**Do this:** Filter the entries below, keeping only lines with the word "standalone".

━━ Dataset rows ━━

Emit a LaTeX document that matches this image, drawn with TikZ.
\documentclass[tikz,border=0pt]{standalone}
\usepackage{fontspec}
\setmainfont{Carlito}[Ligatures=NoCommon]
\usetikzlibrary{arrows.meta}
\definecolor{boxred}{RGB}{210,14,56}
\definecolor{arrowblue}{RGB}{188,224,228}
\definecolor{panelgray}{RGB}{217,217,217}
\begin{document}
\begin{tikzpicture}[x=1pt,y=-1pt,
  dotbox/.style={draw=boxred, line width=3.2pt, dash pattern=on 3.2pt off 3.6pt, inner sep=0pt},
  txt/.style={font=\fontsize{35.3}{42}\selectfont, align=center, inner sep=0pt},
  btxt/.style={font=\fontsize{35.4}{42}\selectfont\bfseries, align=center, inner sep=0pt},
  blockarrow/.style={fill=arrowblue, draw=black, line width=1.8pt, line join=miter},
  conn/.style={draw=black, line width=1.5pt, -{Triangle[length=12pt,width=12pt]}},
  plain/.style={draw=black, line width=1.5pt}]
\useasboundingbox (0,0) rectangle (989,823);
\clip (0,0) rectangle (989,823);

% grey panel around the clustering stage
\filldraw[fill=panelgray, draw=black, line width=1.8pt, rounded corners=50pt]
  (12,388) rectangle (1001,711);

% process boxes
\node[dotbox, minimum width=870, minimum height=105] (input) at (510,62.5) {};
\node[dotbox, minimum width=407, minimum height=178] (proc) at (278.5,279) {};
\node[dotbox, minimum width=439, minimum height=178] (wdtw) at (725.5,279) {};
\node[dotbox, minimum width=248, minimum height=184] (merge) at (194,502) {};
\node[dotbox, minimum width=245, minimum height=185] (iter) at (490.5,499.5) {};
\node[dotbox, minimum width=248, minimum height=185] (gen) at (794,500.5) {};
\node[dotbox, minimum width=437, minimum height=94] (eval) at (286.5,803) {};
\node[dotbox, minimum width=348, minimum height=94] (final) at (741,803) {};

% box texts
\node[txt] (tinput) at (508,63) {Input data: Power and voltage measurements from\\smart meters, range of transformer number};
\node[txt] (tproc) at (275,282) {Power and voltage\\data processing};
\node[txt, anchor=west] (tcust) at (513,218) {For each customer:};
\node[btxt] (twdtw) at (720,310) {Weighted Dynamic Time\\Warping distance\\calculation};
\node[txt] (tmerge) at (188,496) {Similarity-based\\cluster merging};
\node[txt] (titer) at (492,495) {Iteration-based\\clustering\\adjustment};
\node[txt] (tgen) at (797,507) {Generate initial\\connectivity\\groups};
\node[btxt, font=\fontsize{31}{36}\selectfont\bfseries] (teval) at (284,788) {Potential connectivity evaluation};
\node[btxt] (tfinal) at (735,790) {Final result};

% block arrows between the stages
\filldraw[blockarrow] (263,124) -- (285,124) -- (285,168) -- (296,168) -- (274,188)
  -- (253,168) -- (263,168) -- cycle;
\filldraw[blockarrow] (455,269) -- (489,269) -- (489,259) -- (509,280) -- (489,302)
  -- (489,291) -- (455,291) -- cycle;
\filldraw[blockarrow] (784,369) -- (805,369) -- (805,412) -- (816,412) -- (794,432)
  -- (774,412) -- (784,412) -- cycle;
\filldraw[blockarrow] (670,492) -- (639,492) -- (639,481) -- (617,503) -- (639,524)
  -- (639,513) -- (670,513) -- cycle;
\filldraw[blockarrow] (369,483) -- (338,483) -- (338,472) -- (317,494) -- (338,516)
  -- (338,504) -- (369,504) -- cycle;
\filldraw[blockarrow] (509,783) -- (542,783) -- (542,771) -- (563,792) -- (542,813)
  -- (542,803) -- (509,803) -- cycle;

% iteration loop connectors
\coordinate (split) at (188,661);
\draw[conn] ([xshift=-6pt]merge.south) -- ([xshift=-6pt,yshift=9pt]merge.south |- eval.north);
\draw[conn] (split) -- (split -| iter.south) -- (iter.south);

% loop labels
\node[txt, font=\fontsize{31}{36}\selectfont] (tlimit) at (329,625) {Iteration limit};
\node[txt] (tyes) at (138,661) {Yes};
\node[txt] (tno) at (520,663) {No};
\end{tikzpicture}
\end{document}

━━━
━━ Dataset rows ━━

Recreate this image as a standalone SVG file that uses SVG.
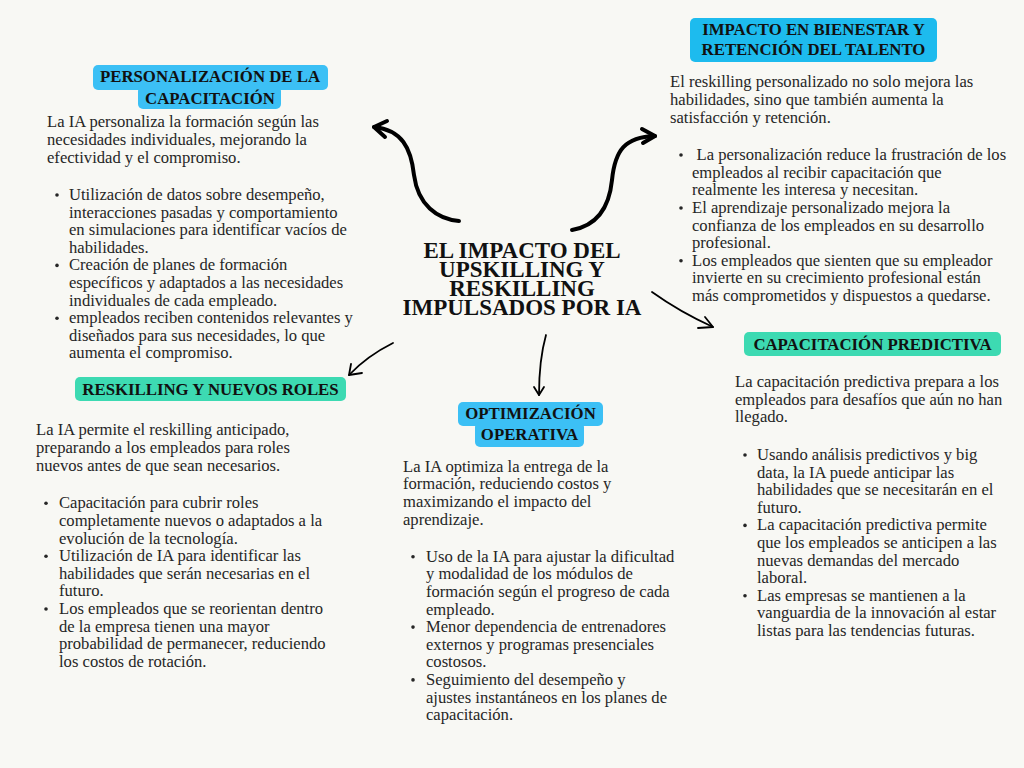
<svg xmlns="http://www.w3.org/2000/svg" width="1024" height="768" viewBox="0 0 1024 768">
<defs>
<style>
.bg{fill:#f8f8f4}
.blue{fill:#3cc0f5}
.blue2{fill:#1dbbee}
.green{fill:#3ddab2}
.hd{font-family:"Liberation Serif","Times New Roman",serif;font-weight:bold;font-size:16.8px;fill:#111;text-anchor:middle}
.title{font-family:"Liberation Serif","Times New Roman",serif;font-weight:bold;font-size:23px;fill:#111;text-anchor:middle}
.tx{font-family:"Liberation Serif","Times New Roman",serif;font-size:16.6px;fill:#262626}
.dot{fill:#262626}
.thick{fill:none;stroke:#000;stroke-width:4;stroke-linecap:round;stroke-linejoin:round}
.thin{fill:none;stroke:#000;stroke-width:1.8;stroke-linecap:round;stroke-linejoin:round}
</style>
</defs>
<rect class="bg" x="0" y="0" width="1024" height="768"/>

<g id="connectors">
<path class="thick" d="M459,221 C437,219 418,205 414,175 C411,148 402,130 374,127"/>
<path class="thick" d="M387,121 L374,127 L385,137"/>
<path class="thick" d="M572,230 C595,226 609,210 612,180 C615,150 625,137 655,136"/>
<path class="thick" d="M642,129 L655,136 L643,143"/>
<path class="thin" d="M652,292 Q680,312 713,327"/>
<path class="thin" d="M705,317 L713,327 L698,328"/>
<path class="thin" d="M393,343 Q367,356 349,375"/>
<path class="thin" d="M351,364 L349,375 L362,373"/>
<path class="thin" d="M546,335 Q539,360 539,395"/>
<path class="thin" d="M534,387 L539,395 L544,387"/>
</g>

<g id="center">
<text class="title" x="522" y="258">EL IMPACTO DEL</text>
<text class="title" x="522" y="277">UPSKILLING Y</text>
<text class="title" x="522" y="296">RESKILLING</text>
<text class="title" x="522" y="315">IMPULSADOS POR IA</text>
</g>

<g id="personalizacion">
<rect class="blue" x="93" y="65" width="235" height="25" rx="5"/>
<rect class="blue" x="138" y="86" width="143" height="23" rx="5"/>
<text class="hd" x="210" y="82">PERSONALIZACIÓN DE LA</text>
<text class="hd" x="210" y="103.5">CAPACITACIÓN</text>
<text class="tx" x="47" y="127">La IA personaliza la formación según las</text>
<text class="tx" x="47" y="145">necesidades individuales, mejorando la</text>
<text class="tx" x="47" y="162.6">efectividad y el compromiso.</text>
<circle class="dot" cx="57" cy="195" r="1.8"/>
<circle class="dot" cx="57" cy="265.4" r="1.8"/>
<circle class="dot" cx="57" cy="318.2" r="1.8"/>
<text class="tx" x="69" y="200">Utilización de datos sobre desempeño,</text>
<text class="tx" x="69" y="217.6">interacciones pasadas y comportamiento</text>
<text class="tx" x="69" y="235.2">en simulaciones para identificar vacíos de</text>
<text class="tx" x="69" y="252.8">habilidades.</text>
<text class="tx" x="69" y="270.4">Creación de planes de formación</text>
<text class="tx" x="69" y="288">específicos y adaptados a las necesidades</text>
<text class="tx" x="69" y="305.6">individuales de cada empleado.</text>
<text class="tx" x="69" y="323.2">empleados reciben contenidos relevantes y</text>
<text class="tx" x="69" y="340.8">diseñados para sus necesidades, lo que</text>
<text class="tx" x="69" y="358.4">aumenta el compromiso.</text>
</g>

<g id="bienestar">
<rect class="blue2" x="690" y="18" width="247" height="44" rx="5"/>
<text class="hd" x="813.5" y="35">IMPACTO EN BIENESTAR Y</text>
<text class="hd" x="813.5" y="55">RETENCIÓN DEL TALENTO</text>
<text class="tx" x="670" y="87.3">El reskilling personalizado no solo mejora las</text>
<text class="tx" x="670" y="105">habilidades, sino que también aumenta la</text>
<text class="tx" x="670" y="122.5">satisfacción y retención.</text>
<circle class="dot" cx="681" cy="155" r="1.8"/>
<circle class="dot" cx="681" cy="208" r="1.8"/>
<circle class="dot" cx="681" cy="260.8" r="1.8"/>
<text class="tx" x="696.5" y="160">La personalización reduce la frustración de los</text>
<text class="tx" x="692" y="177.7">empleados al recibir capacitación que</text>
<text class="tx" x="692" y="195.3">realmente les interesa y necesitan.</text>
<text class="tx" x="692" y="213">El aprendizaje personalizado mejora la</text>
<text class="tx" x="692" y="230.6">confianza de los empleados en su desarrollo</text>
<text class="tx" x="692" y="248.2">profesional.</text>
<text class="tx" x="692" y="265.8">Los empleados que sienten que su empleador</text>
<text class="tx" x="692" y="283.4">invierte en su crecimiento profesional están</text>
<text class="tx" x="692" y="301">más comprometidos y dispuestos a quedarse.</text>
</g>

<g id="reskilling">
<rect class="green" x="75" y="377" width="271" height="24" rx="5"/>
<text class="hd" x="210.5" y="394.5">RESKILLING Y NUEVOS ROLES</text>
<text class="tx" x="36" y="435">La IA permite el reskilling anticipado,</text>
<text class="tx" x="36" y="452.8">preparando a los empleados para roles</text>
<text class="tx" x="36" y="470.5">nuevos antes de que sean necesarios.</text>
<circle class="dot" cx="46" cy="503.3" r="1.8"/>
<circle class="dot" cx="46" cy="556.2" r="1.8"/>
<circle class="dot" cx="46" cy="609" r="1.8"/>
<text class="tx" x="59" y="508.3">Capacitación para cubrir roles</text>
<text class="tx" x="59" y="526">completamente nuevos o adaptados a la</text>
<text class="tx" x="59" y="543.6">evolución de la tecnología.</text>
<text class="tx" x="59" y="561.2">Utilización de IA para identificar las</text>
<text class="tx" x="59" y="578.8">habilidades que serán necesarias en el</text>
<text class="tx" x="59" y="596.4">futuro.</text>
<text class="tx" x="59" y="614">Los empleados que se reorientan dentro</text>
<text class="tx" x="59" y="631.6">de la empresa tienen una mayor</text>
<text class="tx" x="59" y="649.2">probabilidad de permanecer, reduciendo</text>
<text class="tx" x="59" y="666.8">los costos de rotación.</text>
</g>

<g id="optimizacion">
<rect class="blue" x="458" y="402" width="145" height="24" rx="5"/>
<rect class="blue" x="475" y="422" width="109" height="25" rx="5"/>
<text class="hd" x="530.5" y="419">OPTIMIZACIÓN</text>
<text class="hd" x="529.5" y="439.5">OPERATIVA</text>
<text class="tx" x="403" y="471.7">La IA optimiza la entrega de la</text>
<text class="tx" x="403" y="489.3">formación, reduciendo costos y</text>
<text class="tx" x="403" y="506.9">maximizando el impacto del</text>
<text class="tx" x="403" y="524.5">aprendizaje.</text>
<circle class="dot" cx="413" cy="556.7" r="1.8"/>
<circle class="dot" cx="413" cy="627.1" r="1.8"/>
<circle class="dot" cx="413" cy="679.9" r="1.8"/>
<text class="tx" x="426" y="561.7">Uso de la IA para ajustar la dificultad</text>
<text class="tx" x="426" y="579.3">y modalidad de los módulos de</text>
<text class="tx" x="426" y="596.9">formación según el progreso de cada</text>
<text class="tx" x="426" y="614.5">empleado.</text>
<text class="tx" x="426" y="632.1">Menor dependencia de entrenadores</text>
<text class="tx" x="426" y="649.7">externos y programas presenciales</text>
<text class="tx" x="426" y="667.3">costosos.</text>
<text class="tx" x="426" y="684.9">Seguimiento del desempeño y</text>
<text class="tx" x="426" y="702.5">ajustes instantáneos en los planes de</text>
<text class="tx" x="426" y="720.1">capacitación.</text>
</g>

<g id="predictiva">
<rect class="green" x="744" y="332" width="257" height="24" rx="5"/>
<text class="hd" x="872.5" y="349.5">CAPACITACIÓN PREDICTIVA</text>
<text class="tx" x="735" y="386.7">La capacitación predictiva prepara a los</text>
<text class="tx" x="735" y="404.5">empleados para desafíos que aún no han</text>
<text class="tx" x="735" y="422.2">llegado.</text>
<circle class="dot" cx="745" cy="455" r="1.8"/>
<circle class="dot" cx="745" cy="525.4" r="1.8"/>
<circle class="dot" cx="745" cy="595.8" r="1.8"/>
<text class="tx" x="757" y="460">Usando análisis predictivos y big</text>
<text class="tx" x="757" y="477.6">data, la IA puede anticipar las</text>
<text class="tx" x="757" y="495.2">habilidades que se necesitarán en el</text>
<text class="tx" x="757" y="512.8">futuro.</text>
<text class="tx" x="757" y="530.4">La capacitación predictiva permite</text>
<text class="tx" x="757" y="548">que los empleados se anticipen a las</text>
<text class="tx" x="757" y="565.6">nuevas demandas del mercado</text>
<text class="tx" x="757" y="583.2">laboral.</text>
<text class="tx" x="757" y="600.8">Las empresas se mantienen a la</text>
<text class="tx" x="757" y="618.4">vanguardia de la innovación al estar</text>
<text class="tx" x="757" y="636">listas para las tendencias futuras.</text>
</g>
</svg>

━━━

**Full solution:**
\documentclass[tikz,border=0pt]{standalone}
Recreate this image as a standalone SVG file that uses SVG.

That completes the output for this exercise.